Четырьмя днями раньше
Столько частей плана уже было запущено в действие, и все шло прекрасно. Голь с Тойзом, вместе или порознь, всегда оказывались в нужном месте в нужный момент, лично наблюдая за самыми критичными фазами, причем их бурная деятельность скорее напоминала прогулку по летнему саду. Никто — и уж точно ни один из военных — не передвигался по Ближнему Востоку с такой легкостью, с какой это проделывал Голь. Даже на послов налагалось в пять раз больше ограничений, чем на него. Впрочем, неудивительно — он представлял собой нечто совершенно особенное. Себастьян Голь являлся единственным крупным спонсором — по части финансовой помощи и материалов — Красного Креста, Всемирной организации здравоохранения и полдюжины прочих гуманитарных организаций. Он вложил в каждую из них десятки миллионов. Если бы Голь заявил, что помог облегчить страдания большего числа страждущих и спасти больше жизней, чем любой другой человек в этом полушарии, его трудно было бы опровергнуть. Без всякой правительственной поддержки за спиной, без армии, без политических программ, Голь через «Ген2000» и другие свои компании сумел искоренить восемнадцать патогенных вирусов, включая новую форму речной слепоты, мутировавший штамм холеры и два различных вида туберкулеза. Его выступление на саммите ВОЗ в Осло сначала звучало просто красиво, но затем многие усмотрели в нем программу международной независимой организации здравоохранения: «Главное — человек. Всегда. Политика и религия, какое бы значение ни имели, всегда будут на втором месте. Если мы не объединим усилия, защищая жизнь, не будем ценить и оберегать ее, тогда все, за что мы боремся, ничего не стоит».
На самом деле самое мудрое утверждение, которое когда-либо слышал Голь — а слышал он его от собственного отца, — заключалось в следующем: «Каждый имеет свою цену». В качестве довеска добрый папаша прибавил к этому высказыванию еще два, из своего личного опыта. Первое: «Если кто-то говорит тебе, что его нельзя купить, дело в том, что ты не предложил ему верную цену». И второе: «Если ты не можешь узнать его цену, узнай, в чем его порок… и владей им».

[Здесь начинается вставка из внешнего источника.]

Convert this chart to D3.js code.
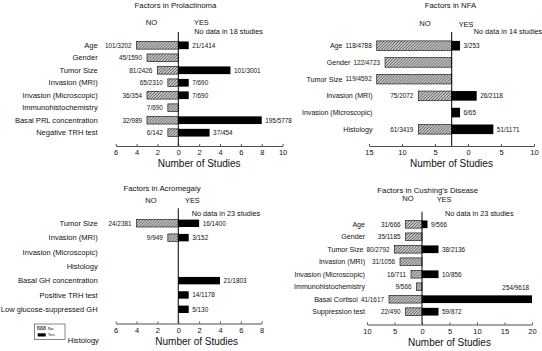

Себастьян Голь любил отца. Скверно только, что старик дымил как паровоз, иначе он сейчас радовался бы миллиардам сына, вместо того чтобы лежать на кладбище Бишоп-гейт. Рак сожрал его меньше чем за полтора года. Голю исполнилось восемнадцать за день до похорон, и он тут же сделался владельцем и управляющим. Себастьян немедля продал все, закончил колледж и вложил все деньги, до последнего цента, в акции фармацевтического производства. Он рисковал, будучи сам себе брокером, чтобы сэкономить на дополнительные вложения, покупал ценные бумаги с умом и постоянно просчитывал все далеко наперед, готовясь к следующей сделке. В отличие от коллег он никогда не утруждал себя поисками золотого руна фармацевтики — фантастического средства, с помощью которого хвори как рукой снимает. Вместо того Голь сосредоточился на болезнях, что могли бы вечно оставаться неизлечимыми. И только спустя много времени после того, как он заработал свой первый миллиард, он обратил внимание на медикаменты, но и тогда это были лекарства от недугов, одолевающих племена в какой-нибудь дыре третьего мира. Если бы не Интернет, Голь, возможно, вообще никогда не двинулся бы в этом направлении, но тут его посетило откровение. Масштабное. Взяться спасать дикарей, понести на этом заметные финансовые потери, а потом позволить болтунам из Сети превратить тебя в святого.